Aim of the task = Omit all images, then return the remaining material exactly as it stands.

--

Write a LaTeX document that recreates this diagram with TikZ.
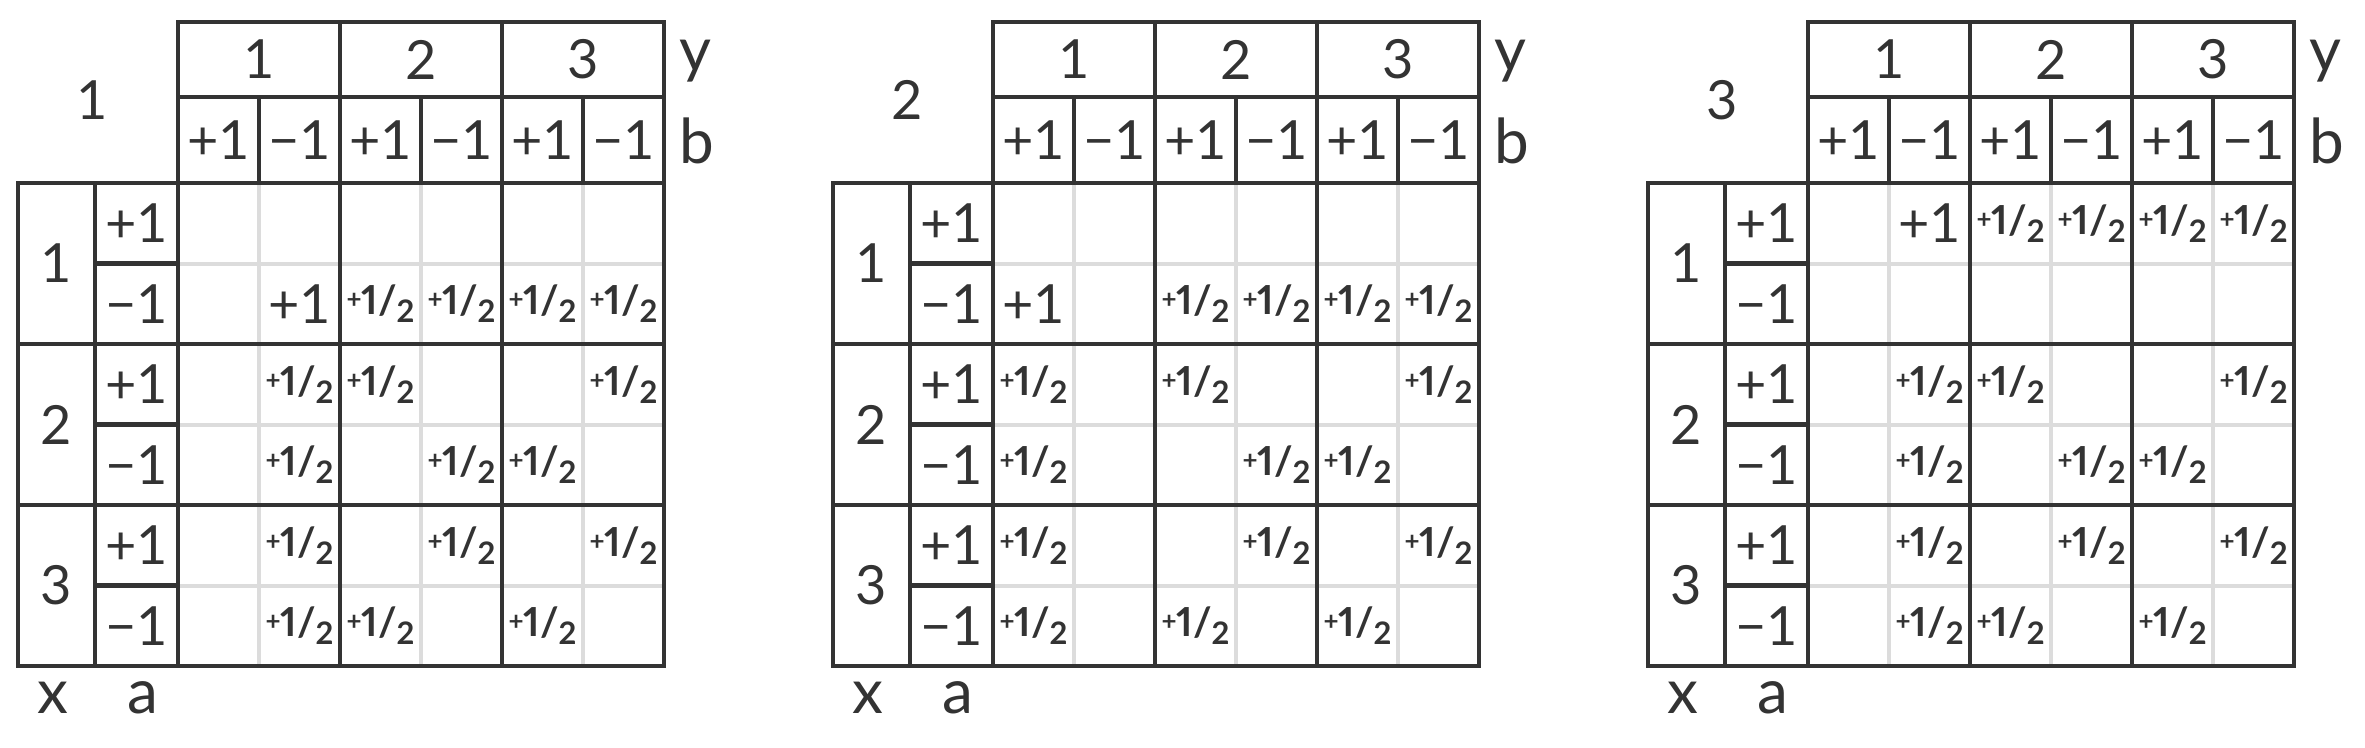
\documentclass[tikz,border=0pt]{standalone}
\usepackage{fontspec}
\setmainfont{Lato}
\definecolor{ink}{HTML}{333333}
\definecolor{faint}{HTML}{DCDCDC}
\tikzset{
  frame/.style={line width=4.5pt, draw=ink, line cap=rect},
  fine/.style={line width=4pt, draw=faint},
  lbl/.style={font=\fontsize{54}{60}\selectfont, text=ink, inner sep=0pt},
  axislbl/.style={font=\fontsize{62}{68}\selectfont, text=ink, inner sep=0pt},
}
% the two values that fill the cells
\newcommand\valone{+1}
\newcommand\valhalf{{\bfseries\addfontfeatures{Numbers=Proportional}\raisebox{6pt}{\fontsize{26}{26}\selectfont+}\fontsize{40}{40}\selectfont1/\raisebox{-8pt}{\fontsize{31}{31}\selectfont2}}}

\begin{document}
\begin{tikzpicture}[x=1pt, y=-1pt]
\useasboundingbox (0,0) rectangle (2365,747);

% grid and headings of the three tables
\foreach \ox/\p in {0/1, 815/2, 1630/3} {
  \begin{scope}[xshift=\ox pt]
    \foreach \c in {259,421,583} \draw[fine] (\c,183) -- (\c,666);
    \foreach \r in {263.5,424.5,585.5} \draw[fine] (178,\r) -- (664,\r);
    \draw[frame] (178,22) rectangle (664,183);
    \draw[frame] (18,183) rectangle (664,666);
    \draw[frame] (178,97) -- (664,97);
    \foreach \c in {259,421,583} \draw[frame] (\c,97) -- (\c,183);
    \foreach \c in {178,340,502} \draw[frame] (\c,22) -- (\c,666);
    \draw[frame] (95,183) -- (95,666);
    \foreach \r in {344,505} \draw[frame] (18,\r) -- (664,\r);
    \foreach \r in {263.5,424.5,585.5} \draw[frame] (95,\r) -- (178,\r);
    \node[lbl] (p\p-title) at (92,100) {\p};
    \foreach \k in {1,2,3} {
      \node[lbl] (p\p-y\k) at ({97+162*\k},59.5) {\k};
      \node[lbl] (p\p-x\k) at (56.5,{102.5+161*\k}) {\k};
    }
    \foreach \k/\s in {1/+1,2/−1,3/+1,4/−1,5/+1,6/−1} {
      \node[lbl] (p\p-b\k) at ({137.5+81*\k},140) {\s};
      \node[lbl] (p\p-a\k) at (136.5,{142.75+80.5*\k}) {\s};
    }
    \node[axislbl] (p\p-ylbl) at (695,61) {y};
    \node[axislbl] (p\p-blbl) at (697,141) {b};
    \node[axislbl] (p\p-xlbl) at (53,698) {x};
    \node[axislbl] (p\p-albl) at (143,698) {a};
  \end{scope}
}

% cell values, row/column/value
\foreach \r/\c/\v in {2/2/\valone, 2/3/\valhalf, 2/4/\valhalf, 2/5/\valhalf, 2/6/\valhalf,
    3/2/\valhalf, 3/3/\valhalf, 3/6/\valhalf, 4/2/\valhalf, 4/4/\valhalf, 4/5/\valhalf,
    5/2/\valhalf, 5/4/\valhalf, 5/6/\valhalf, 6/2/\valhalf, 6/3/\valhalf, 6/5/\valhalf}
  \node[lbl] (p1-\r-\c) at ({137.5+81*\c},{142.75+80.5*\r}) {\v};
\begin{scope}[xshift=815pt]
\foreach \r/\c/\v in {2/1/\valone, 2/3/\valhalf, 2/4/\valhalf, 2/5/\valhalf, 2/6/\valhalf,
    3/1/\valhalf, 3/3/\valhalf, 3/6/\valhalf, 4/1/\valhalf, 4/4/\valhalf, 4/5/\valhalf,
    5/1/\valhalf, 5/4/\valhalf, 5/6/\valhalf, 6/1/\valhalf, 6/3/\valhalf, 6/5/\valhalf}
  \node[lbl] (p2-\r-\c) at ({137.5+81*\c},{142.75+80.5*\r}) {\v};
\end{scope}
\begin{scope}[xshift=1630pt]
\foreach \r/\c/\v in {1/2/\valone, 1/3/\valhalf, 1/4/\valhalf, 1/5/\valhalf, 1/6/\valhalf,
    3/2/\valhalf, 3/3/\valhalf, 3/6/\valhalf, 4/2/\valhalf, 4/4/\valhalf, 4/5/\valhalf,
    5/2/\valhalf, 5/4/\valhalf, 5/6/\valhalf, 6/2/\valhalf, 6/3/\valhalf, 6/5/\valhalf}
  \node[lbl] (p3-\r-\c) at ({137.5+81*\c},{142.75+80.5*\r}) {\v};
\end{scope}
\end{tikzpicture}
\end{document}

--

The reply =
Write a LaTeX document that recreates this diagram with TikZ.
\documentclass[tikz,border=0pt]{standalone}
\usepackage{fontspec}
\setmainfont{Lato}
\definecolor{ink}{HTML}{333333}
\definecolor{faint}{HTML}{DCDCDC}
\tikzset{
  frame/.style={line width=4.5pt, draw=ink, line cap=rect},
  fine/.style={line width=4pt, draw=faint},
  lbl/.style={font=\fontsize{54}{60}\selectfont, text=ink, inner sep=0pt},
  axislbl/.style={font=\fontsize{62}{68}\selectfont, text=ink, inner sep=0pt},
}
% the two values that fill the cells
\newcommand\valone{+1}
\newcommand\valhalf{{\bfseries\addfontfeatures{Numbers=Proportional}\raisebox{6pt}{\fontsize{26}{26}\selectfont+}\fontsize{40}{40}\selectfont1/\raisebox{-8pt}{\fontsize{31}{31}\selectfont2}}}

\begin{document}
\begin{tikzpicture}[x=1pt, y=-1pt]
\useasboundingbox (0,0) rectangle (2365,747);

% grid and headings of the three tables
\foreach \ox/\p in {0/1, 815/2, 1630/3} {
  \begin{scope}[xshift=\ox pt]
    \foreach \c in {259,421,583} \draw[fine] (\c,183) -- (\c,666);
    \foreach \r in {263.5,424.5,585.5} \draw[fine] (178,\r) -- (664,\r);
    \draw[frame] (178,22) rectangle (664,183);
    \draw[frame] (18,183) rectangle (664,666);
    \draw[frame] (178,97) -- (664,97);
    \foreach \c in {259,421,583} \draw[frame] (\c,97) -- (\c,183);
    \foreach \c in {178,340,502} \draw[frame] (\c,22) -- (\c,666);
    \draw[frame] (95,183) -- (95,666);
    \foreach \r in {344,505} \draw[frame] (18,\r) -- (664,\r);
    \foreach \r in {263.5,424.5,585.5} \draw[frame] (95,\r) -- (178,\r);
    \node[lbl] (p\p-title) at (92,100) {\p};
    \foreach \k in {1,2,3} {
      \node[lbl] (p\p-y\k) at ({97+162*\k},59.5) {\k};
      \node[lbl] (p\p-x\k) at (56.5,{102.5+161*\k}) {\k};
    }
    \foreach \k/\s in {1/+1,2/−1,3/+1,4/−1,5/+1,6/−1} {
      \node[lbl] (p\p-b\k) at ({137.5+81*\k},140) {\s};
      \node[lbl] (p\p-a\k) at (136.5,{142.75+80.5*\k}) {\s};
    }
    \node[axislbl] (p\p-ylbl) at (695,61) {y};
    \node[axislbl] (p\p-blbl) at (697,141) {b};
    \node[axislbl] (p\p-xlbl) at (53,698) {x};
    \node[axislbl] (p\p-albl) at (143,698) {a};
  \end{scope}
}

% cell values, row/column/value
\foreach \r/\c/\v in {2/2/\valone, 2/3/\valhalf, 2/4/\valhalf, 2/5/\valhalf, 2/6/\valhalf,
    3/2/\valhalf, 3/3/\valhalf, 3/6/\valhalf, 4/2/\valhalf, 4/4/\valhalf, 4/5/\valhalf,
    5/2/\valhalf, 5/4/\valhalf, 5/6/\valhalf, 6/2/\valhalf, 6/3/\valhalf, 6/5/\valhalf}
  \node[lbl] (p1-\r-\c) at ({137.5+81*\c},{142.75+80.5*\r}) {\v};
\begin{scope}[xshift=815pt]
\foreach \r/\c/\v in {2/1/\valone, 2/3/\valhalf, 2/4/\valhalf, 2/5/\valhalf, 2/6/\valhalf,
    3/1/\valhalf, 3/3/\valhalf, 3/6/\valhalf, 4/1/\valhalf, 4/4/\valhalf, 4/5/\valhalf,
    5/1/\valhalf, 5/4/\valhalf, 5/6/\valhalf, 6/1/\valhalf, 6/3/\valhalf, 6/5/\valhalf}
  \node[lbl] (p2-\r-\c) at ({137.5+81*\c},{142.75+80.5*\r}) {\v};
\end{scope}
\begin{scope}[xshift=1630pt]
\foreach \r/\c/\v in {1/2/\valone, 1/3/\valhalf, 1/4/\valhalf, 1/5/\valhalf, 1/6/\valhalf,
    3/2/\valhalf, 3/3/\valhalf, 3/6/\valhalf, 4/2/\valhalf, 4/4/\valhalf, 4/5/\valhalf,
    5/2/\valhalf, 5/4/\valhalf, 5/6/\valhalf, 6/2/\valhalf, 6/3/\valhalf, 6/5/\valhalf}
  \node[lbl] (p3-\r-\c) at ({137.5+81*\c},{142.75+80.5*\r}) {\v};
\end{scope}
\end{tikzpicture}
\end{document}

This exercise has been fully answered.